A number of input/output wrappers are also included in the "com.ziesemer.utils.codec.io" package, allowing for transparent use as a standard Java IO reader, writer, or stream. The signatures of the required constructors are also shown. Each class also provides an alternate constructor that can be used to fine-tune the read buffer size.

  • CharDecoderInputStream(ICharToByteDecoder decoder, Reader reader)

    Reads raw bytes from encoded characters. Counter-part to CharEncoderReader. This is a pull-interface; CharDecoderWriter is the equivalent push-interface.

    Can be adapted to read characters to the consumer (instead of raw bytes) by wrapping in a InputStreamReader. This is only valid if the decoded form of the data is known to only contain valid characters. Can also be adapted to read bytes from a provider (instead of characters) by using a InputStreamReader as the Reader.

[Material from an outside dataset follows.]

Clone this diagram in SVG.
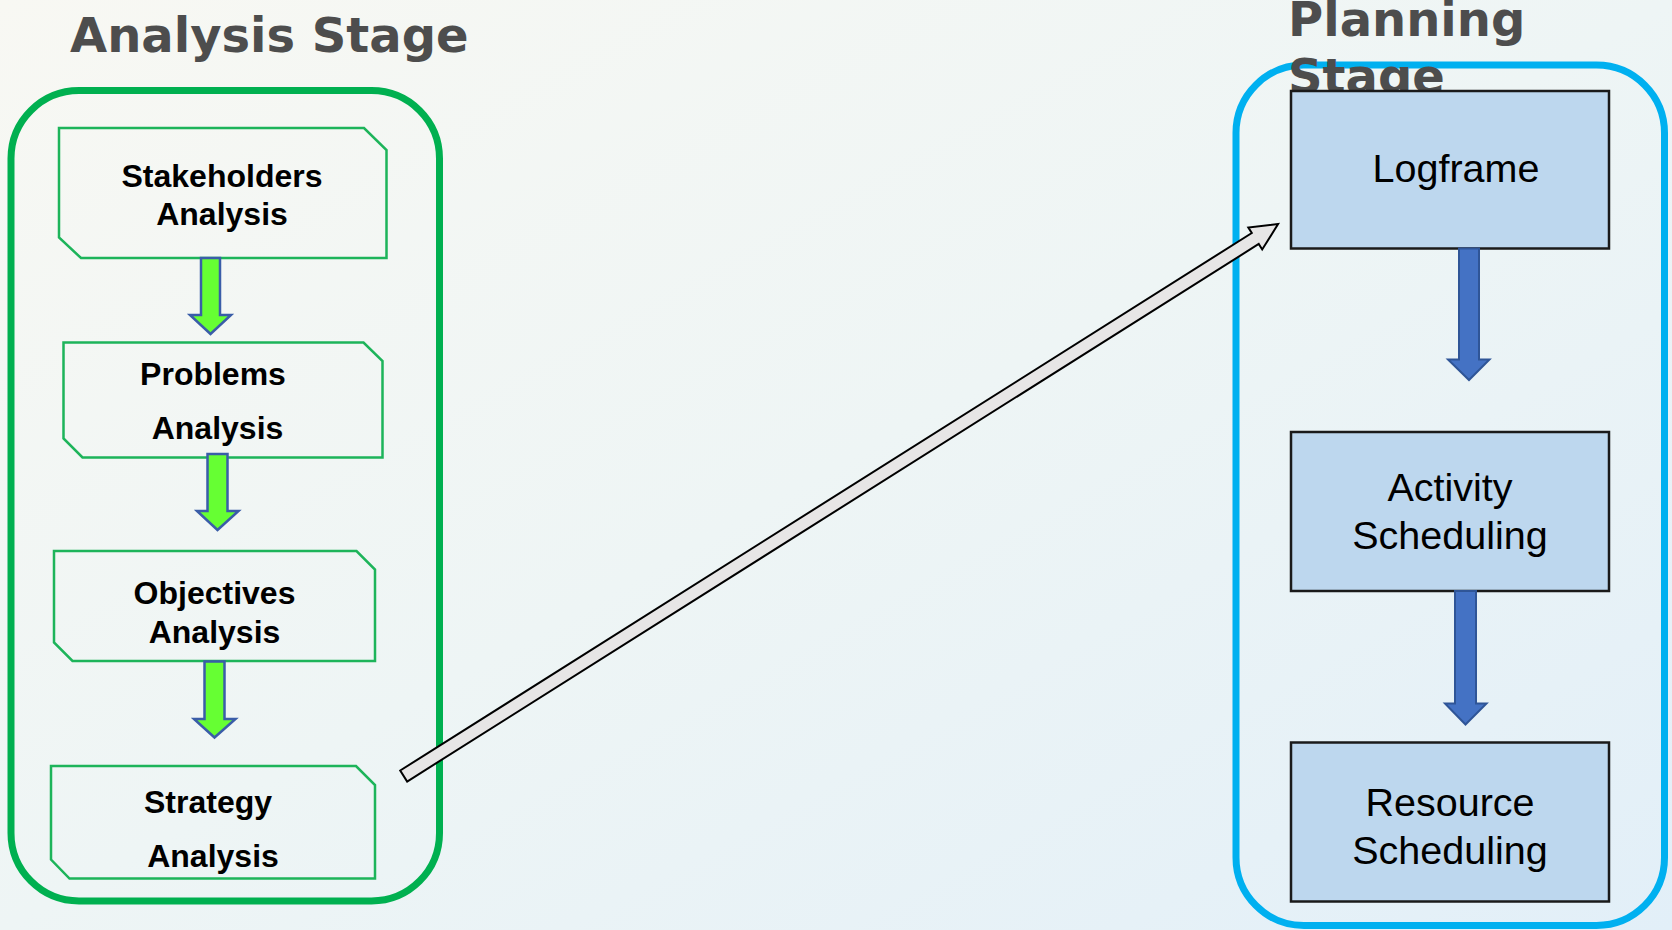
<svg xmlns="http://www.w3.org/2000/svg" width="1672" height="930" viewBox="0 0 1672 930">
  <defs>
    <linearGradient id="bg" x1="0" y1="0" x2="1" y2="1">
      <stop offset="0" stop-color="#f8f8f3"/>
      <stop offset="0.5" stop-color="#eef5f5"/>
      <stop offset="1" stop-color="#e2eff8"/>
    </linearGradient>
    <style>
      .title { font-family: "DejaVu Sans", sans-serif; font-weight: bold; font-size: 48px; fill: #4d4d4d; }
      .stage-a { fill: none; stroke: #00b050; stroke-width: 7; }
      .stage-p { fill: none; stroke: #00b0f0; stroke-width: 7; }
      .step { fill: none; stroke: #1db45a; stroke-width: 2.5; }
      .step-text { font-family: "Liberation Sans", Arial, sans-serif; font-weight: bold; font-size: 32px; fill: #000; text-anchor: middle; }
      .plan { fill: #bdd7ee; stroke: #1a1a1a; stroke-width: 2.5; }
      .plan-text { font-family: "Liberation Sans", Arial, sans-serif; font-size: 39.5px; fill: #000; text-anchor: middle; }
      .down-green { fill: #66ff33; stroke: #3a5da8; stroke-width: 2.5; stroke-linejoin: miter; }
      .down-blue { fill: #4472c4; stroke: #2f5597; stroke-width: 2; }
      .link { fill: #e7e6e6; stroke: #000; stroke-width: 2; stroke-linejoin: miter; }
    </style>
  </defs>

  <rect width="1672" height="930" fill="url(#bg)"/>

  <!-- Stage containers and titles -->
  <g id="analysis-stage">
    <rect class="stage-a" x="11" y="90.5" width="428.5" height="810.5" rx="68" ry="68"/>
    <text class="title" x="70" y="52">Analysis Stage</text>
  </g>
  <g id="planning-stage">
    <rect class="stage-p" x="1236" y="65" width="428.5" height="860.5" rx="68" ry="68"/>
    <text class="title" x="1288" y="36">Planning</text>
    <text class="title" x="1288" y="92.5">Stage</text>
  </g>

  <!-- Analysis steps -->
  <g id="stakeholders">
    <path class="step" d="M59,128 L364,128 L386.5,150 L386.5,258 L81,258 L59,237.5 Z"/>
    <text class="step-text" x="222" y="186.5">Stakeholders</text>
    <text class="step-text" x="222" y="225">Analysis</text>
  </g>
  <g id="problems">
    <path class="step" d="M63.5,342.5 L363.5,342.5 L382.5,361 L382.5,457.5 L82.5,457.5 L63.5,438.5 Z"/>
    <text class="step-text" x="213" y="385">Problems</text>
    <text class="step-text" x="217.5" y="438.5">Analysis</text>
  </g>
  <g id="objectives">
    <path class="step" d="M54,551 L356.5,551 L375,569.5 L375,661 L72.5,661 L54,642.5 Z"/>
    <text class="step-text" x="214.5" y="603.5">Objectives</text>
    <text class="step-text" x="214.5" y="642.5">Analysis</text>
  </g>
  <g id="strategy">
    <path class="step" d="M51,766 L356,766 L375,785 L375,878.5 L69.5,878.5 L51,859.5 Z"/>
    <text class="step-text" x="208" y="812.5">Strategy</text>
    <text class="step-text" x="213" y="866.5">Analysis</text>
  </g>

  <!-- Planning steps -->
  <g id="logframe">
    <rect class="plan" x="1291" y="91" width="318" height="157.5"/>
    <text class="plan-text" x="1456" y="181.5">Logframe</text>
  </g>
  <g id="activity-scheduling">
    <rect class="plan" x="1291" y="432" width="318" height="159"/>
    <text class="plan-text" x="1450" y="500.5">Activity</text>
    <text class="plan-text" x="1450" y="548.5">Scheduling</text>
  </g>
  <g id="resource-scheduling">
    <rect class="plan" x="1291" y="742.5" width="318" height="159"/>
    <text class="plan-text" x="1450" y="816">Resource</text>
    <text class="plan-text" x="1450" y="863.5">Scheduling</text>
  </g>

  <!-- Connectors -->
  <g id="connectors">
    <path class="down-green" d="M201,258 L220,258 L220,315 L231,315 L210.5,334 L190,315 L201,315 Z"/>
    <path class="down-green" d="M207.5,454 L227.5,454 L227.5,511 L238.5,511 L217.5,530 L197,511 L207.5,511 Z"/>
    <path class="down-green" d="M204.5,661.5 L224.5,661.5 L224.5,719 L235.5,719 L214.5,737.5 L194,719 L204.5,719 Z"/>
    <path class="down-blue" d="M1459,248.5 L1479,248.5 L1479,359.5 L1489.5,359.5 L1469,380 L1448,359.5 L1459,359.5 Z"/>
    <path class="down-blue" d="M1455,591 L1476,591 L1476,703.5 L1486.5,703.5 L1465.5,724.5 L1445,703.5 L1455,703.5 Z"/>
    <path class="link" transform="translate(403.7,776) rotate(-32.26)" d="M0,-6.5 L1007,-6.5 L1007,-13 L1034,0 L1007,13 L1007,6.5 L0,6.5 Z"/>
  </g>
</svg>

  • CharDecoderWriter(ICharToByteDecoder decoder, OutputStream outputStream)

    Accepts encoded characters, and writes the raw bytes. Counter-part to CharEncoderOutputStream. This is a push-interface; CharDecoderInputStream is the equivalent pull-interface.

    Can be adapted to accept bytes from a provider (instead of characters) by wrapping in a OutputStreamWriter.

  • CharEncoderOutputStream(IByteToCharEncoder encoder, Writer writer)

    Accepts raw bytes, and writes the encoded characters. Counter-part to CharDecoderWriter. This is a push-interface; CharEncoderReader is the equivalent pull-interface.

    Can be adapted to write bytes to the consumer (instead of characters) by using a OutputStreamWriter as the Writer. Can also be adapted to accept characters from the provider (instead of raw bytes) by wrapping in a OutputStreamWriter.

  • CharEncoderReader(IByteToCharEncoder encoder, InputStream reader)

    Reads encoded characters from raw bytes. Counter-part to CharDecoderInputStream. This is a pull-interface; CharEncoderOutputStream is the equivalent push-interface.

    Can be adapted to read characters to the consumer (instead of raw bytes) by wrapping in a InputStreamReader.

Also included are a number of "character lists" (in the com.ziesemer.utils.codec.charLists package), particularly to support the different Base64 variations.

Please refer to the included JUnit tests (currently 169) for usage examples.

Download

com.ziesemer.utils.codec is available on ziesemer.java.net under the GPL license, complete with source code, a compiled .jar, generated JavaDocs, and a suite of JUnit tests. Download the com.ziesemer.utils.codec-*.zip distribution from here. Please report any bugs or feature requests on the java.net Issue Tracker.

4 comments:

Unknown said...

The link to download your codec doesn't seem to be working. Can you repost the link?

Thanks,
Matt

Mark A. Ziesemer said...

java.net recently migrated to a new platform, and I see there are still a few quirks to work out. I'll work on updating all my links. However, going forward, http://java.net/projects/ziesemer/downloads/directory/Releases should get you what you're looking for.

AlexR said...

Mark, please ignore my previous comment. The link became available several minutes after I've posted my comment.

Mark A. Ziesemer said...

Alex - as I think you've already seen, java.net had moved their URLs a while ago, such that ziesemer.java.net is now the correct address - not ziesemer.dev.java.net. This was already correct here, but not yet fixed at at /2009/05/improving-url-coder-performance-java.html - which I am now correcting.